Хотя бесспорная влиятельность Битвы при Доркинге Чесни стала важной движущей силой, способствовавшей этому переходу к беллетристике, основной причиной перемен все же являлось сочетание социальных и литературных факторов. Во-первых, существовал момент спроса и предложения: постоянный рост населения и параллельный рост грамотности обеспечивал все больше и больше читателей для растущего количества газет, всевозможных журналов и разнообразных книг. Во-вторых, новый и крайне влиятельный конклав историков продемонстрировал, часто весьма красноречиво, как те или другие нации завоевали свое место в мире XIX столетия. Чувство национальной принадлежности и исключительности порождалось и подпитывалось этими новыми историческими трудами, делом жизни видных авторов — Тьерри, Мишле, Френсиса Паркера, Маколея, Карлейля, Бокля, фон Ранке, Трейчке. В согласии со всеобщей верой в «прогресс», они описывали эволюцию своих стран как плод усилий выдающихся личностей, результат общественных движений, борьбы с другими народами и решающих побед, подобных Аустерлицу, Саратоге и Ватерлоо.
Новая, централизованная система образования распространяла их упрощенные версии «одной истории для одного народа» в государственных школах. К 1890-м годам молодежь всех основных индустриальных стран успела получить должную подготовку и была уже хорошо знакома с этими версиями истории. Впервые в истории человечества, молодые люди смогли увидеть эволюцию того или иного национального государства на картах, показывавших объединение германских земель, продвижение американцев из тринадцати британских колоний на запад, к Тихому океану, утраченные провинции Эльзаса-Лотарингии или новые территориальные приобретения Британской империи.

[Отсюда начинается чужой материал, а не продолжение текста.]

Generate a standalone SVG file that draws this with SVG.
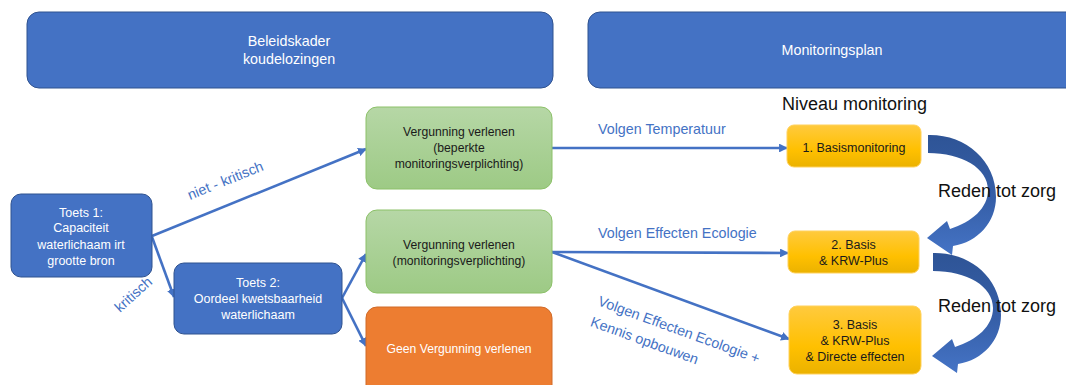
<svg xmlns="http://www.w3.org/2000/svg" width="1066" height="385" viewBox="0 0 1066 385">
  <defs>
    <style>
      text { font-family: "Liberation Sans", Arial, sans-serif; }
      .hdr { fill: #4472C4; stroke: #2F528F; stroke-width: 1; }
      .hdrt { fill: #ffffff; font-size: 14.3px; text-anchor: middle; }
      .toets { fill: #4472C4; stroke: #2F528F; stroke-width: 1; }
      .toetst { fill: #ffffff; font-size: 12.5px; text-anchor: middle; }
      .green { fill: url(#gGreen); stroke: #8CC168; stroke-width: 1; }
      .greent { fill: #1a1a1a; font-size: 12.2px; text-anchor: middle; }
      .orange { fill: #ED7D31; stroke: #D06A28; stroke-width: 1; }
      .oranget { fill: #ffffff; font-size: 12.2px; text-anchor: middle; }
      .yellow { fill: url(#gYellow); stroke: #FFD15C; stroke-width: 1; }
      .yellowt { fill: #1a1a1a; font-size: 12.5px; text-anchor: middle; }
      .conn { stroke: #4472C4; stroke-width: 2.6; fill: none; marker-end: url(#ah); }
      .lbl { fill: #4472C4; font-size: 14.3px; }
      .big { fill: #111111; font-size: 18px; }
    </style>
    <linearGradient id="gGreen" x1="0" y1="0" x2="0" y2="1">
      <stop offset="0" stop-color="#B6D7A6"/>
      <stop offset="1" stop-color="#9DCA85"/>
    </linearGradient>
    <linearGradient id="gYellow" x1="0" y1="0" x2="0" y2="1">
      <stop offset="0" stop-color="#FFCA3E"/>
      <stop offset="0.6" stop-color="#FFC000"/>
      <stop offset="1" stop-color="#EBB200"/>
    </linearGradient>
    <linearGradient id="gArrow" x1="0" y1="0" x2="0" y2="1">
      <stop offset="0" stop-color="#2E5496"/>
      <stop offset="0.55" stop-color="#365FA8"/>
      <stop offset="1" stop-color="#4574C6"/>
    </linearGradient>
    <marker id="ah" viewBox="0 0 10 10" refX="9" refY="5" markerWidth="3.4" markerHeight="3.4" orient="auto" markerUnits="strokeWidth">
      <path d="M0,0 L10,5 L0,10 Z" fill="#4472C4"/>
    </marker>
    <path id="curvedArrow" d="M928,135 C965,134 996,160 996,197 C996,222 978,242 953,246 L952,255 L927,238 L947,221 L950,229 C972,222 988,208 988,190 C988,168 962,153 928,153 Z" fill="url(#gArrow)"/>
  </defs>

  <g id="beleidskader">
    <rect class="hdr" x="27" y="12" width="526" height="76" rx="12"/>
    <text class="hdrt" x="289" y="46">Beleidskader</text>
    <text class="hdrt" x="289" y="64">koudelozingen</text>
  </g>
  <g id="monitoringsplan">
    <rect class="hdr" x="588" y="12" width="500" height="76" rx="12"/>
    <text class="hdrt" x="832" y="55">Monitoringsplan</text>
  </g>

  <g id="niveau-monitoring">
    <text class="big" x="782" y="110" font-size="18.5">Niveau monitoring</text>
  </g>

  <g id="connectors">
    <path class="conn" d="M152,236 L366,149"/>
    <path class="conn" d="M152,237 L174,297"/>
    <path class="conn" d="M342,298 L366,254"/>
    <path class="conn" d="M342,298 L366,346"/>
    <path class="conn" d="M552,148 L787,148"/>
    <path class="conn" d="M552,252 L788,253"/>
    <path class="conn" d="M552,252 L789,339"/>
    <text class="lbl" transform="translate(190,200) rotate(-22)">niet - kritisch</text>
    <text class="lbl" transform="translate(120,313) rotate(-42)">kritisch</text>
    <text class="lbl" x="598" y="134">Volgen Temperatuur</text>
    <text class="lbl" x="598" y="238">Volgen Effecten Ecologie</text>
    <text class="lbl" transform="translate(597,305) rotate(20)"><tspan x="0" y="0">Volgen Effecten Ecologie +</tspan><tspan x="0" y="22">Kennis opbouwen</tspan></text>
  </g>

  <g id="toets1">
    <rect class="toets" x="11" y="194" width="141" height="83" rx="10"/>
    <text class="toetst" x="81" y="216.5">Toets 1:</text>
    <text class="toetst" x="81" y="232">Capaciteit</text>
    <text class="toetst" x="81" y="248.5">waterlichaam irt</text>
    <text class="toetst" x="81" y="265">grootte bron</text>
  </g>
  <g id="toets2">
    <rect class="toets" x="174" y="263" width="168" height="71" rx="10"/>
    <text class="toetst" x="258" y="286.5">Toets 2:</text>
    <text class="toetst" x="258" y="302.5">Oordeel kwetsbaarheid</text>
    <text class="toetst" x="258" y="318.5">waterlichaam</text>
  </g>

  <g id="vergunning-beperkt">
    <rect class="green" x="366" y="107" width="186" height="82" rx="11"/>
    <text class="greent" x="459" y="136">Vergunning verlenen</text>
    <text class="greent" x="459" y="152.3">(beperkte</text>
    <text class="greent" x="459" y="168">monitoringsverplichting)</text>
  </g>
  <g id="vergunning-monitoring">
    <rect class="green" x="366" y="210" width="186" height="83" rx="11"/>
    <text class="greent" x="459" y="249.3">Vergunning verlenen</text>
    <text class="greent" x="459" y="265">(monitoringsverplichting)</text>
  </g>
  <g id="geen-vergunning">
    <rect class="orange" x="366" y="307" width="186" height="95" rx="11"/>
    <text class="oranget" x="459" y="352.7">Geen Vergunning verlenen</text>
  </g>

  <g id="basismonitoring">
    <rect class="yellow" x="787" y="125" width="134" height="42" rx="7"/>
    <text class="yellowt" x="854" y="151.7">1. Basismonitoring</text>
  </g>
  <g id="basis-krw">
    <rect class="yellow" x="788" y="231" width="131" height="42" rx="7"/>
    <text class="yellowt" x="853.5" y="249.3">2. Basis</text>
    <text class="yellowt" x="853.5" y="265">&amp; KRW-Plus</text>
  </g>
  <g id="basis-krw-directe">
    <rect class="yellow" x="789" y="306" width="132" height="68" rx="8"/>
    <text class="yellowt" x="855" y="329.3">3. Basis</text>
    <text class="yellowt" x="855" y="345">&amp; KRW-Plus</text>
    <text class="yellowt" x="855" y="360.7">&amp; Directe effecten</text>
  </g>

  <g id="reden-tot-zorg-1">
    <use href="#curvedArrow"/>
    <text class="big" x="938" y="197">Reden tot zorg</text>
  </g>
  <g id="reden-tot-zorg-2">
    <use href="#curvedArrow" transform="translate(5,118)"/>
    <text class="big" x="938" y="312">Reden tot zorg</text>
  </g>
</svg>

В параллельной вселенной новой исторической беллетристики, героическому индивидууму была отведена яркая роль в мужественных мирах Вальтера Скотта, Виктора Гюго, Фенимора Купера, Алессандро Мандзони и многих других. Эти писатели, каждый по-своему, пытались показать внутренние связи между характером и действием, личностью и народом. И поэтому в январе 1871 года, когда Чесни начал размышлять о модели, на которой могло бы основываться задуманное им произведение о немецком вторжении, ему немедленно пришла на ум беллетристика в духе Эркмана-Шатриана. Этот весьма популярный писательский дуэт выбрал для своих произведений о «новобранце» хорошо известную обстановку наполеоновских войн. Манера письма Эркмана-Шатриана стала идеальным примером для британского полковника, который стремился показать, что изложенные им события истории воображаемого вторжения станут прямым следствием ошибок и неудач страны в 1871 году. Заблуждения прошлого — столь явные, глубокие, но предотвратимые — обретали мощное психологическое воздействие в свете будущей истории. Рассказ о будущем мог с одинаковой легкостью описывать и победу, и поражение. На этой временной шкале будущие события становились одной из глав, и часто последней главой, национальной истории: победа служила радостным и славным подтверждением исключительности национальной судьбы, поражение создавало резкий контраст между окончательным упадком и лучшими временами, навсегда канувшими в прошлое.